### Exercise prompt
Please set down exactly the lines of the listing below from the line containing "Emit a Python" through the line containing "plt.rcParams['font.weight'] = 'bold'", both lines included, leaving out all other lines.

### Listed entries
*-*-*

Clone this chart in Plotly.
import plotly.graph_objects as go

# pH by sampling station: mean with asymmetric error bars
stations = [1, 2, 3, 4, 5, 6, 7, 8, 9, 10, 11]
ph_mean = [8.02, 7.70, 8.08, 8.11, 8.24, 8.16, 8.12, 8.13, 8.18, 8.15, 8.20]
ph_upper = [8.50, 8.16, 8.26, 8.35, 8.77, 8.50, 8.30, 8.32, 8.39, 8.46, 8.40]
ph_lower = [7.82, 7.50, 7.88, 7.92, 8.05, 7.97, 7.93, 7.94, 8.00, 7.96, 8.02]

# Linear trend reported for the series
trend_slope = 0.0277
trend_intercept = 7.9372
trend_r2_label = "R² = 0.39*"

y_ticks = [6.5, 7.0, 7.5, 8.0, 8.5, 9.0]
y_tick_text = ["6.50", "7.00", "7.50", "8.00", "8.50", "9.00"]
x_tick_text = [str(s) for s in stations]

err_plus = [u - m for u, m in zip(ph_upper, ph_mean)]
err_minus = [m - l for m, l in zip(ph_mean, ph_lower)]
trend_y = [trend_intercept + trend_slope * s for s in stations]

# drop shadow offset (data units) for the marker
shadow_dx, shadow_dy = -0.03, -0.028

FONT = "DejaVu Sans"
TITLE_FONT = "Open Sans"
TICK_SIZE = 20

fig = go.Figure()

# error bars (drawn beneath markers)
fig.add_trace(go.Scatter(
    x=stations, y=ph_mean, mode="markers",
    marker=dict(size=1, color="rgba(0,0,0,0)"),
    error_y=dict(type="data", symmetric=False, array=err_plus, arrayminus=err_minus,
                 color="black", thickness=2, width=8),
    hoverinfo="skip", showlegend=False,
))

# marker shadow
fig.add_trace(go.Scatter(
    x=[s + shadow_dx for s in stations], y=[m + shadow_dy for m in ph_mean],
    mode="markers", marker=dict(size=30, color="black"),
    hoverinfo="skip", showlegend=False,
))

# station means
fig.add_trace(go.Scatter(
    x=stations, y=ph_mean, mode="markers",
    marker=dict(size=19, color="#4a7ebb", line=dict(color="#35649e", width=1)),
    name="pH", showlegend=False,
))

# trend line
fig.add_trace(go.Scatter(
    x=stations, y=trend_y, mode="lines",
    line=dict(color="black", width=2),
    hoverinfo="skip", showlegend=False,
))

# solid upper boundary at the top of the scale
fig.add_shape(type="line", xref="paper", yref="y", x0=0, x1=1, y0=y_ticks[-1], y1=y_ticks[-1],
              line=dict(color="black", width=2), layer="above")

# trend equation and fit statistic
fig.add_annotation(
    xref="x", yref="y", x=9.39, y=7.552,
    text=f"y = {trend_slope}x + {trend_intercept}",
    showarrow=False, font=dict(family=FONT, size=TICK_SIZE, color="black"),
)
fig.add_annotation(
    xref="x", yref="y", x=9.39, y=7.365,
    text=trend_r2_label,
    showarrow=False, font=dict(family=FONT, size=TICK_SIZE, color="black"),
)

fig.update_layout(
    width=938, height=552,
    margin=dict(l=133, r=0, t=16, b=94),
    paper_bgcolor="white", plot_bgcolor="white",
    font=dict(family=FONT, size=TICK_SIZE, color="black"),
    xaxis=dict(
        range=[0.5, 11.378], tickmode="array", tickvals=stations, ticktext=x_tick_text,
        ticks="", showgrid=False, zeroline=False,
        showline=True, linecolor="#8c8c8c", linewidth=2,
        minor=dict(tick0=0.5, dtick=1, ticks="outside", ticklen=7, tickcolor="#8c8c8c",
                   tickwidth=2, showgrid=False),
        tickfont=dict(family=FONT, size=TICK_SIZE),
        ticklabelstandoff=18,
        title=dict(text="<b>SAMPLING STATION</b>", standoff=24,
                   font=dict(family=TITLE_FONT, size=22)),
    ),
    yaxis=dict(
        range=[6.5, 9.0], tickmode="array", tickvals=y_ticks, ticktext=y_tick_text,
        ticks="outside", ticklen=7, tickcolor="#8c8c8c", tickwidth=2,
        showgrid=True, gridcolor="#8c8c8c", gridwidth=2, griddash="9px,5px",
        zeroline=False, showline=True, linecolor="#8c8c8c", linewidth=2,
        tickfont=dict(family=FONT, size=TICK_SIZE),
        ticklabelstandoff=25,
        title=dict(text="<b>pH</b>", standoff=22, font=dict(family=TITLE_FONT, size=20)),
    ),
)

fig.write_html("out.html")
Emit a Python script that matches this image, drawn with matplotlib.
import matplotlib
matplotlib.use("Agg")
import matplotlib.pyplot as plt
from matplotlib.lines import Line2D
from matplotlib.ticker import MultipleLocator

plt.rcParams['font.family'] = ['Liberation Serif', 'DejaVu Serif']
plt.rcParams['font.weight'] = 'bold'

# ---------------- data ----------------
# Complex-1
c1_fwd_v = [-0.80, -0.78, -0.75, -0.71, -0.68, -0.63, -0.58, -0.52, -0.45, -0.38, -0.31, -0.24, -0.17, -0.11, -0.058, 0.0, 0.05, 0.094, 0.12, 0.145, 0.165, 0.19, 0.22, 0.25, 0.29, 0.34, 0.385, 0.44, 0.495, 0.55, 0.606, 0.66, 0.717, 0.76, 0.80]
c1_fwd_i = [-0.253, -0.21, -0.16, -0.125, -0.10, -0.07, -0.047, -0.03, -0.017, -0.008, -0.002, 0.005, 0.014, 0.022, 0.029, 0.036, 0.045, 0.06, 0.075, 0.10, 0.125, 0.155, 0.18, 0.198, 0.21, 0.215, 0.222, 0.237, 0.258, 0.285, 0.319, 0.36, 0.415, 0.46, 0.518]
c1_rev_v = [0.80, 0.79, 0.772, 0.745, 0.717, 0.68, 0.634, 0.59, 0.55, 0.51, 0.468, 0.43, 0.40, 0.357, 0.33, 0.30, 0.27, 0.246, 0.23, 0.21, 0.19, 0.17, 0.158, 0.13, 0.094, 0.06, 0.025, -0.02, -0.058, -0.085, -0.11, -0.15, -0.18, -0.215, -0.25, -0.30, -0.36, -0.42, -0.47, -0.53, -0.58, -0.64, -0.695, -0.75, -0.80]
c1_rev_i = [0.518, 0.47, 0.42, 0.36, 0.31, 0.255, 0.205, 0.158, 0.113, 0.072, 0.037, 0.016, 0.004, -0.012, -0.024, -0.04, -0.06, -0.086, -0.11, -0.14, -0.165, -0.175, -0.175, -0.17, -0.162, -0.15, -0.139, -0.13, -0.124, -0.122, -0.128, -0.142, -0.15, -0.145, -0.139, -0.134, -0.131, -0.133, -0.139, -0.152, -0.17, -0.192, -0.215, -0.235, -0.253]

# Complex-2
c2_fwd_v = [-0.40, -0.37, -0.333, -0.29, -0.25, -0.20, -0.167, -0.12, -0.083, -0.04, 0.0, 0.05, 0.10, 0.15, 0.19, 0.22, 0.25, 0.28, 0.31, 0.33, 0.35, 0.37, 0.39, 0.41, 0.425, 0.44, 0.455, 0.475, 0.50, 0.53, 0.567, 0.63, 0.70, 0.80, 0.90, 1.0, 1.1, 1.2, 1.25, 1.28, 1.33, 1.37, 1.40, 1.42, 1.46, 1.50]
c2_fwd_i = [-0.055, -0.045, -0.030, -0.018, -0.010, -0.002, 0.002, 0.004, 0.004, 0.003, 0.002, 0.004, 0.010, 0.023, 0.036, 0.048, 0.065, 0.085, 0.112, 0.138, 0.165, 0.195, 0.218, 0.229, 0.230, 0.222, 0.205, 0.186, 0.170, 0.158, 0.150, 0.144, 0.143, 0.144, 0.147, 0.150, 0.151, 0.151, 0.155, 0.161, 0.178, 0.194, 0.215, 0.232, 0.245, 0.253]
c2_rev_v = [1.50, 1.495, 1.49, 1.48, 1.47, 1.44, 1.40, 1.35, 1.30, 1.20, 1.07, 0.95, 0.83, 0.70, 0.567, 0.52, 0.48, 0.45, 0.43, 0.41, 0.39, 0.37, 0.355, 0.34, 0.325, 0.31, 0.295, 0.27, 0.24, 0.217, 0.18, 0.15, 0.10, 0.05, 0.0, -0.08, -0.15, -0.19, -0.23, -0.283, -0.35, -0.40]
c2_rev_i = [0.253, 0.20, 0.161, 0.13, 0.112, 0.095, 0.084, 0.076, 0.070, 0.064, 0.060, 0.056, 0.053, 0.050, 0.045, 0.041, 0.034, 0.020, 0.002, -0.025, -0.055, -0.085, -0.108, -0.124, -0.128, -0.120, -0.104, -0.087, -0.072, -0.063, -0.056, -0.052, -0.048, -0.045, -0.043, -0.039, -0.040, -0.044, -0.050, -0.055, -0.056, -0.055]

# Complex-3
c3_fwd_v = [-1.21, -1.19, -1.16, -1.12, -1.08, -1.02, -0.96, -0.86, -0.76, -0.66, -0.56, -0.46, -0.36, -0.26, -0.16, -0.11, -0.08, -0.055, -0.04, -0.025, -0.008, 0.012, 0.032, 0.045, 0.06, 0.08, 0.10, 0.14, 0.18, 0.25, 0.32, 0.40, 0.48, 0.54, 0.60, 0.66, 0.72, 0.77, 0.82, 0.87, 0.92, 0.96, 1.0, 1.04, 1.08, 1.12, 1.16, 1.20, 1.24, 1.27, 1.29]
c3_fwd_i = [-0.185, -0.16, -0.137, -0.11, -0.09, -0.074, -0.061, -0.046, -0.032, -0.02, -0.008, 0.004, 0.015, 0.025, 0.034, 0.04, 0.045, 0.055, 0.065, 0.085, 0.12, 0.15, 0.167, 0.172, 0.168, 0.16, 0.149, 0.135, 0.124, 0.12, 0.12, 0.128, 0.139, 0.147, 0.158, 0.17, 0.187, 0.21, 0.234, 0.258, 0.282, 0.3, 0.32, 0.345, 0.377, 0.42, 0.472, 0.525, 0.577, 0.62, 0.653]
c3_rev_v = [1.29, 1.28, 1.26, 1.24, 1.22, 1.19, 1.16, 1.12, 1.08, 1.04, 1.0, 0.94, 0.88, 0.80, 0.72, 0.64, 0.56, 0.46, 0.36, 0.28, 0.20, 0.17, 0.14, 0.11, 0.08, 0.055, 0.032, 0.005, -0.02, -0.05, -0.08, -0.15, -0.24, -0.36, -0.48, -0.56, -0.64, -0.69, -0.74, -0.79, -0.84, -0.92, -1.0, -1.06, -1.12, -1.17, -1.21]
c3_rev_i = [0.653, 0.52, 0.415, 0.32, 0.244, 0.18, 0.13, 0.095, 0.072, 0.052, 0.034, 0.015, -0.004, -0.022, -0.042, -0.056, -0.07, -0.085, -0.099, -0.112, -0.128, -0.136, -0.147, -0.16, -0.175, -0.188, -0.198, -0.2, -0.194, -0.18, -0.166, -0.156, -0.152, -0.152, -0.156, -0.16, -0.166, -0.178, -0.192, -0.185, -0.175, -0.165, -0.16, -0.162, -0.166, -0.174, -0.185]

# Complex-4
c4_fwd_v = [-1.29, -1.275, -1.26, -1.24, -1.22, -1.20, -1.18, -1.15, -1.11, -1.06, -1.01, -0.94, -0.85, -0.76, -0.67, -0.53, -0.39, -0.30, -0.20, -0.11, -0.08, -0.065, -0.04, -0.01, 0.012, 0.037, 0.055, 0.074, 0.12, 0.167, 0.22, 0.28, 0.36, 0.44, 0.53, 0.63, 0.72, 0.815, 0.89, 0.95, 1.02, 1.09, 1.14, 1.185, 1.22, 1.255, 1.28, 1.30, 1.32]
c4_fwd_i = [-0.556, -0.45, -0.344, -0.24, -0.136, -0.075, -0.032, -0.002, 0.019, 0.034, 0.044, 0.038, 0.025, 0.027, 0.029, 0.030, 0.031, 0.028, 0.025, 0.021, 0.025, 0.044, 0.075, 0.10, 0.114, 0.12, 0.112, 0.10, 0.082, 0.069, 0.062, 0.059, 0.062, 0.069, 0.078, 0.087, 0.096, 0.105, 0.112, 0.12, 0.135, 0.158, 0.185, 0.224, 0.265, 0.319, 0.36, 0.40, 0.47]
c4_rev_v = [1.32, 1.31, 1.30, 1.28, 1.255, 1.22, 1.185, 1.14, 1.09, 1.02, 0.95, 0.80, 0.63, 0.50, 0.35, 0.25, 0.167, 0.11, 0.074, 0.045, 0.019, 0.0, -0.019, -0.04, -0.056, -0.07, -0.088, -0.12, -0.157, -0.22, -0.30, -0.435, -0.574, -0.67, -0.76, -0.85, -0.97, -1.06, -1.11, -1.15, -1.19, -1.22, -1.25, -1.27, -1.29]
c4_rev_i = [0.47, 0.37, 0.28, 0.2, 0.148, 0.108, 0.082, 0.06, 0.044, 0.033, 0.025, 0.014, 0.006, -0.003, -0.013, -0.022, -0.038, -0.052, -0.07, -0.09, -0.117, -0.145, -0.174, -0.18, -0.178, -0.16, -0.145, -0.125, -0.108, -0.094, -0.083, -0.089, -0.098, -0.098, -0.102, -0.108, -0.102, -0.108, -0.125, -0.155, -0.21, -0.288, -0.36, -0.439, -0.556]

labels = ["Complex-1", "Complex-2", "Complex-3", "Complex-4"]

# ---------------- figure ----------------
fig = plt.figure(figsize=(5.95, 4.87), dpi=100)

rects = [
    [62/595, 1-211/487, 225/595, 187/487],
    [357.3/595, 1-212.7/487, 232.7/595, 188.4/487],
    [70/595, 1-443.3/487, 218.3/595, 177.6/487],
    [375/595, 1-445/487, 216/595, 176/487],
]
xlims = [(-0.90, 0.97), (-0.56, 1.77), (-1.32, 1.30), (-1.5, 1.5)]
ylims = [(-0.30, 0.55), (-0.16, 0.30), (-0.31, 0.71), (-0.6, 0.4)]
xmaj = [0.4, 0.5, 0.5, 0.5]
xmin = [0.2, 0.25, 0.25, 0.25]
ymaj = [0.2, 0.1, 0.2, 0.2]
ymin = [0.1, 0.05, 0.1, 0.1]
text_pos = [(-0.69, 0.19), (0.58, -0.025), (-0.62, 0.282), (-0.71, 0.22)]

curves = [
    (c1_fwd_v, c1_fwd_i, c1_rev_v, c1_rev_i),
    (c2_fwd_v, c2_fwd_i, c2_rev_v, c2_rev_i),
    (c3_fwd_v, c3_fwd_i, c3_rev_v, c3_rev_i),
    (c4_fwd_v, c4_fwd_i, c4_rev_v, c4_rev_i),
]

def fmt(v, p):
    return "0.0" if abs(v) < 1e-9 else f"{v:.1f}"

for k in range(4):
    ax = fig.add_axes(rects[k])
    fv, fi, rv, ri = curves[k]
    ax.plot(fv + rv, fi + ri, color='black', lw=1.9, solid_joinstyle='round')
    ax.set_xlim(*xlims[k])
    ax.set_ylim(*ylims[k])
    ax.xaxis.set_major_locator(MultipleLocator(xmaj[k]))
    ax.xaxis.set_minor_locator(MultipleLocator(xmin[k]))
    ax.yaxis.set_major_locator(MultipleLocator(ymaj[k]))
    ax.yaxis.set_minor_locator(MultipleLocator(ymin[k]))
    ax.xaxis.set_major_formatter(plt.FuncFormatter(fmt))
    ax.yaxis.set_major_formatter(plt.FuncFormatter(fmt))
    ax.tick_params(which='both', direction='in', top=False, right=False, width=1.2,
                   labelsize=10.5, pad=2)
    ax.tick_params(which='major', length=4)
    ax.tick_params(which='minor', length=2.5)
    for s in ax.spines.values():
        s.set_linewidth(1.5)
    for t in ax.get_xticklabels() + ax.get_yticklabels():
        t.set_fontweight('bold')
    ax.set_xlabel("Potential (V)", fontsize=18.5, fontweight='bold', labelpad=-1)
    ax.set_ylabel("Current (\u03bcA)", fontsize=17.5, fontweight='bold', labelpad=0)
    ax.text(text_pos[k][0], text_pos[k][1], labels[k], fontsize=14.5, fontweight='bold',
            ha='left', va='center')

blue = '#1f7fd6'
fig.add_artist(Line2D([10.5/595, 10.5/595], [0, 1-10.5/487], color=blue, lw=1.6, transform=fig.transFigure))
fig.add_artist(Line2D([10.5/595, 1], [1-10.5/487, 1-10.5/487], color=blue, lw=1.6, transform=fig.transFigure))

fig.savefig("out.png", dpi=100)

*-*-*

### Finished answer
Emit a Python script that matches this image, drawn with matplotlib.
import matplotlib
matplotlib.use("Agg")
import matplotlib.pyplot as plt
from matplotlib.lines import Line2D
from matplotlib.ticker import MultipleLocator

plt.rcParams['font.family'] = ['Liberation Serif', 'DejaVu Serif']
plt.rcParams['font.weight'] = 'bold'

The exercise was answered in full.